I know what that feels like. I know what it feels like to be running in circles in my own head without any good idea of how to break out of the tiny echo-chamber world of ‘believing in myself.’ The hardest part about getting out is that I can’t supply what I need, because “a man cannot think himself out of a mental evil; for it is actually the organ of thought that has become diseased.” 

What hope is there then? What hope of breaking out of that logically comprehensive, though tiny, round rut? Chesterton’s answer was helpful because it was so counterintuitive to me; we don’t need for our arguments to be defeated by better arguments, necessarily. Rather, we need someone to open a window and let in some fresh air. Chesterton says, “if you or I were dealing with a mind that was growing morbid, we should be chiefly concerned not so much to give it arguments as to give it air, to convince it that there was something cleaner and cooler outside the suffocation of a single argument.” 

 

This morning, as I sat beneath the low-lying clouds in a world grown small and gray, I could feel the circle constricting, when a window in the cloud-rack burst open. My little bedroom opened upon a wide universe of bright possibility. Sometimes going for a walk is enough. Often I like to break a spray of cedar leaves in my palm, and the scent arrives like a blessed apocalypse. A good book, story, or poem, a song, meal, show of affection, or laughter can often open a window that lets in the air of a larger, more beautiful world for me. What about you? What breaks the spells that shrink your world? 

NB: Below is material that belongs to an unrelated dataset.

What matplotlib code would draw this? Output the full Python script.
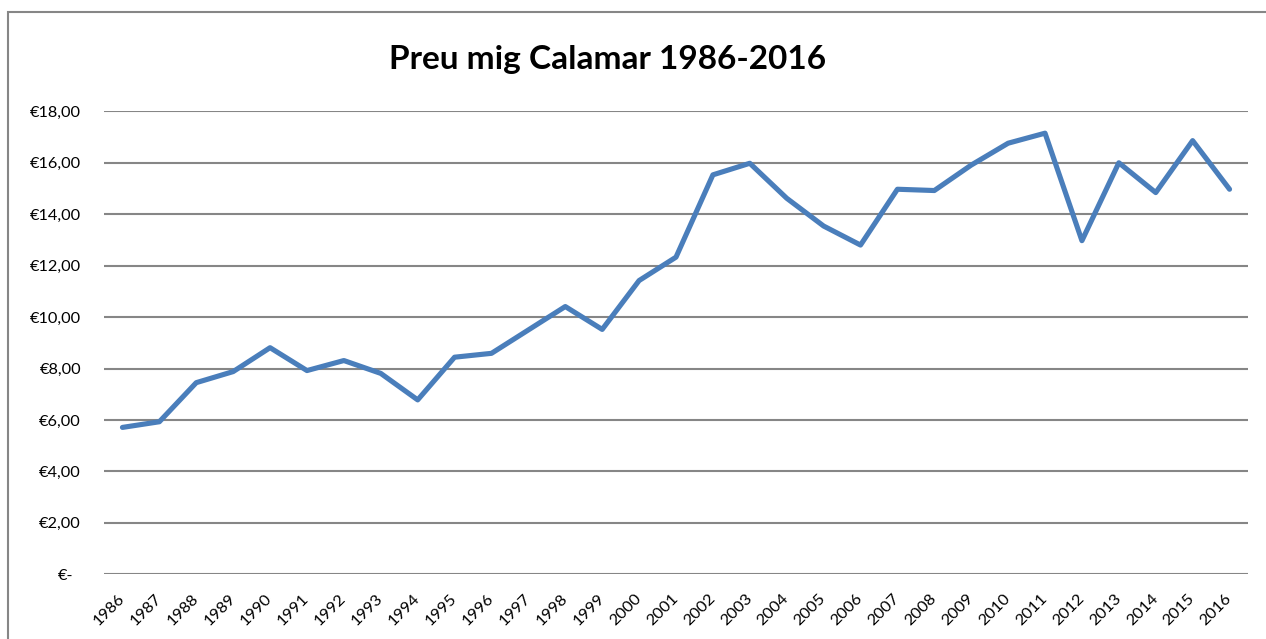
import matplotlib.pyplot as plt
from matplotlib.transforms import ScaledTranslation
from matplotlib.patches import Rectangle

# average squid price per year
years = [str(y) for y in range(1986, 2017)]
prices = [5.71, 5.93, 7.45, 7.88, 8.81, 7.92, 8.31, 7.81, 6.78, 8.44,
          8.59, 9.50, 10.41, 9.52, 11.42, 12.33, 15.53, 15.98, 14.62, 13.54,
          12.80, 14.97, 14.92, 15.91, 16.76, 17.15, 12.97, 16.00, 14.84, 16.86,
          14.97]
yticks = [0, 2, 4, 6, 8, 10, 12, 14, 16, 18]
title = 'Preu mig Calamar 1986-2016'

plt.rcParams['font.family'] = ['Lato', 'DejaVu Sans']

fig = plt.figure(figsize=(12.66, 6.39), dpi=100)
ax = fig.add_axes([0.08215, 0.1013, 0.90363, 0.7245])

# chart frame like the excel chart area border
fig.patches.append(Rectangle((8 / 1266, -0.05), 1.1, 1 - 12 / 639 + 0.05,
                             transform=fig.transFigure, fill=False,
                             edgecolor='#868686', linewidth=1.5))

x = list(range(len(years)))
ax.plot(x, prices, color='#4a7ebb', linewidth=3.7, solid_joinstyle='round',
        solid_capstyle='round', clip_on=False, zorder=3)

ax.set_xlim(-0.5, len(years) - 0.5)
ax.set_ylim(0, 18)
ax.set_yticks(yticks)
ax.set_yticklabels(['€-' if v == 0 else '€{:.2f}'.format(v).replace('.', ',') for v in yticks])
ax.set_xticks(x)
ax.set_xticklabels(years, rotation=45, ha='right', va='center', rotation_mode='anchor')
ax.tick_params(axis='y', length=0, pad=16.5, labelsize=11.8, labelcolor='black')
ax.tick_params(axis='x', length=0, pad=16, labelsize=11.8, labelcolor='black')

# zero label sits further left in the accounting format
for lbl in ax.get_yticklabels():
    if lbl.get_text() == '€-':
        lbl.set_transform(lbl.get_transform() + ScaledTranslation(-8 / 100, 0, fig.dpi_scale_trans))

ax.grid(axis='y', color='#868686', linewidth=1.5)
ax.set_axisbelow(True)
for s in ax.spines.values():
    s.set_visible(False)

fig.text(607.5 / 1266, 1 - 69 / 639, title, ha='center', va='baseline',
         fontsize=24, fontweight='bold')

fig.savefig('out.png', dpi=100)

Of course, the Gospel is the good-spell that flings every window and gate wide that the King of Glory may enter. The Gospel is the good-spell that pierces the fume that wreaths and chokes us like Sam Gamgee in the belly of Mordor when he is smitten by the starlight. Sam knew better but forgot, just like we so easily forget that our whole world rests within a circumference so large we can only speak of it in terms so mysterious, vast, so capable and tender as God’s hands. And, now that Christ has come, we may think of those hands as wounded ones. Our small circles of thought are encompassed by those wounds, held in those hands. Or as my friend Bubba likes to quote one of his favorite profs, Dr. Blakemore – when we ask where exactly is the universe in relation to God, we enter into a mystery that if we try to get our heads around, our heads will split; but that we may rest our head upon – that “God made room for the universe within himself.” 

I kneel before the Father, from whom every family in heaven and on earth is named. I pray that according to the wealth of his glory he will grant you to be strengthened with power through his Spirit in the inner person,  that Christ will dwell in your hearts through faith, so that, because you have been rooted and grounded in love, you will be able to comprehend with all the saints what is the breadth and length and height and depth, and thus to know the love of Christ that surpasses knowledge, so that you will be filled up to all the fullness of God.

Now to him who by the power that is working within us is able to do far beyond all that we ask or think, to him be the glory in the church and in Christ Jesus to all generations, forever and ever. Amen.